Throughout my career, I’ve been blessed to have amazing mentors who have encouraged me to learn about the challenges facing America’s teachers and cultivate my advocacy skills. My training and experiences have led me to a point where there are multiple leadership opportunities to consider. The question is: am I ready to keep climbing the staircase?
It’s time for me to take bold steps in leading my profession. After all, look at what I’m armed with:
- 18 years of experience and stories from my classroom
- the voices of my colleagues, who long to be treated with respect and given autonomy to use their talents and creativity to reach students
- the voices of my students, who want to succeed but whose love of learning has been tarnished by over-testing
- the support of my association, which is dedicated to educating policymakers and the public about the complexities of teaching
- a fierce passion and an unwavering commitment to my profession and students
In the last several years, I’ve taken on a lot of work in the hopes of advocating for my students, colleagues, and profession. I’ve built relationships with state and local legislators, spoke at county hearings, represented my building before advisory councils and education associations, and mentored new and pre-service teachers. All of these opportunities have been amazing experiences to give back to my profession
But somehow it still feels like I’m not doing enough. Here are a few ways I want to exercise my leadership in the next few years:
- help create legislation that establishes teacher autonomy that allows teachers to truly improve student achievement
- lead an effort to redesign my school system’s teacher evaluation program by streamlining it and providing meaningful feedback to teachers
- research Peer Assistance and Review models and help establish feedback and recognition systems that truly elevate teachers and celebrate their successes
Above all, I want to ensure that my colleagues’ voices are heard in my school, community, and at the state and national levels. While I make constant use of social media, I feel the need to address a larger audience and contribute to the national dialogue about education. Recently, my colleagues encouraged me to run for a position in my national association. In the past, I didn’t feel ready for this kind of opportunity. But now I see it as a step toward serving my students and colleagues fully.

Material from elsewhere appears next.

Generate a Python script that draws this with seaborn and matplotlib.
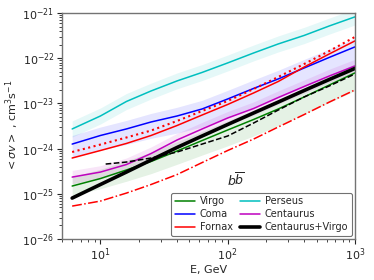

I’ve come to realize that the staircase of leadership doesn’t go straight up—it’s a moving path that shifts. (Think Hogwarts stairways.) I don’t know what I’ll find with each step, but I can hear my inner voice whisper: “Have faith, trust in yourself, and your dedication and hard work will come to fruition.”
So I take a deep breath and climb confidently upward, hoping that other leaders will join me in my journey. Are you ready to take the next steps to find the inner leader in you?